**What you should do**
Repeat every line of the data exactly, but not the pictures.

# # # #

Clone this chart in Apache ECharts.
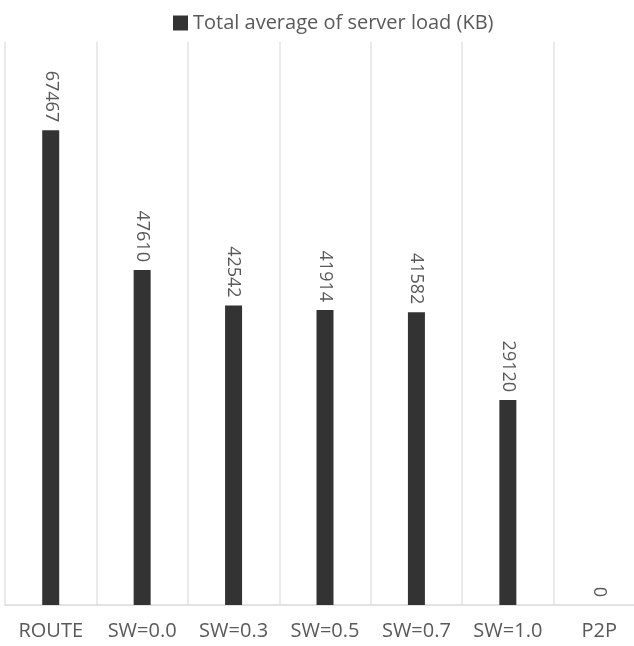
<!DOCTYPE html>
<html>
<head>
<meta charset="utf-8">
<script src="https://cdn.jsdelivr.net/npm/echarts@6/dist/echarts.min.js"></script>
<style>
  html, body { margin: 0; padding: 0; background: #ffffff; }
  #chart { width: 634px; height: 646px; }
</style>
</head>
<body>
<div id="chart"></div>
<script>
// Scenario names along the category axis
const categories = ['ROUTE', 'SW=0.0', 'SW=0.3', 'SW=0.5', 'SW=0.7', 'SW=1.0', 'P2P'];
// Average server load per scenario, in KB
const serverLoad = [67467, 47610, 42542, 41914, 41582, 29120, 0];
const seriesName = 'Total average of server load (KB)';

const chart = echarts.init(document.getElementById('chart'), null, { renderer: 'canvas' });

chart.setOption({
  animation: false,
  backgroundColor: '#ffffff',
  textStyle: { fontFamily: 'Open Sans' },
  legend: {
    data: [seriesName],
    top: 8,
    left: 168,
    itemWidth: 15,
    itemHeight: 15,
    itemGap: 5,
    icon: 'rect',
    textStyle: { color: '#595959', fontSize: 20, fontFamily: 'Open Sans' }
  },
  // the plot area runs slightly past the right edge of the canvas
  grid: {
    left: 5, width: 640, top: 42, bottom: 41,
    containLabel: false,
    outerBoundsMode: 'none'
  },
  xAxis: {
    type: 'category',
    data: categories,
    boundaryGap: true,
    axisLine: { show: true, lineStyle: { color: '#d9d9d9', width: 1.5 } },
    axisTick: { show: false },
    axisLabel: { color: '#595959', fontSize: 20, margin: 16, fontFamily: 'Open Sans' },
    splitLine: { show: true, interval: 0, lineStyle: { color: '#e3e3e3', width: 1.5 } }
  },
  yAxis: {
    type: 'value',
    min: 0,
    max: 80000,
    show: false,
    splitLine: { show: false }
  },
  series: [{
    name: seriesName,
    type: 'bar',
    data: serverLoad,
    barWidth: 17,
    itemStyle: { color: '#333333' },
    label: {
      show: true,
      position: 'top',
      rotate: -90,
      align: 'right',
      verticalAlign: 'middle',
      distance: 8,
      color: '#595959',
      fontSize: 18,
      fontFamily: 'Open Sans'
    }
  }]
});
</script>
</body>
</html>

# # # #

**Correct result**
Clone this chart in Apache ECharts.
<!DOCTYPE html>
<html>
<head>
<meta charset="utf-8">
<script src="https://cdn.jsdelivr.net/npm/echarts@6/dist/echarts.min.js"></script>
<style>
  html, body { margin: 0; padding: 0; background: #ffffff; }
  #chart { width: 634px; height: 646px; }
</style>
</head>
<body>
<div id="chart"></div>
<script>
// Scenario names along the category axis
const categories = ['ROUTE', 'SW=0.0', 'SW=0.3', 'SW=0.5', 'SW=0.7', 'SW=1.0', 'P2P'];
// Average server load per scenario, in KB
const serverLoad = [67467, 47610, 42542, 41914, 41582, 29120, 0];
const seriesName = 'Total average of server load (KB)';

const chart = echarts.init(document.getElementById('chart'), null, { renderer: 'canvas' });

chart.setOption({
  animation: false,
  backgroundColor: '#ffffff',
  textStyle: { fontFamily: 'Open Sans' },
  legend: {
    data: [seriesName],
    top: 8,
    left: 168,
    itemWidth: 15,
    itemHeight: 15,
    itemGap: 5,
    icon: 'rect',
    textStyle: { color: '#595959', fontSize: 20, fontFamily: 'Open Sans' }
  },
  // the plot area runs slightly past the right edge of the canvas
  grid: {
    left: 5, width: 640, top: 42, bottom: 41,
    containLabel: false,
    outerBoundsMode: 'none'
  },
  xAxis: {
    type: 'category',
    data: categories,
    boundaryGap: true,
    axisLine: { show: true, lineStyle: { color: '#d9d9d9', width: 1.5 } },
    axisTick: { show: false },
    axisLabel: { color: '#595959', fontSize: 20, margin: 16, fontFamily: 'Open Sans' },
    splitLine: { show: true, interval: 0, lineStyle: { color: '#e3e3e3', width: 1.5 } }
  },
  yAxis: {
    type: 'value',
    min: 0,
    max: 80000,
    show: false,
    splitLine: { show: false }
  },
  series: [{
    name: seriesName,
    type: 'bar',
    data: serverLoad,
    barWidth: 17,
    itemStyle: { color: '#333333' },
    label: {
      show: true,
      position: 'top',
      rotate: -90,
      align: 'right',
      verticalAlign: 'middle',
      distance: 8,
      color: '#595959',
      fontSize: 18,
      fontFamily: 'Open Sans'
    }
  }]
});
</script>
</body>
</html>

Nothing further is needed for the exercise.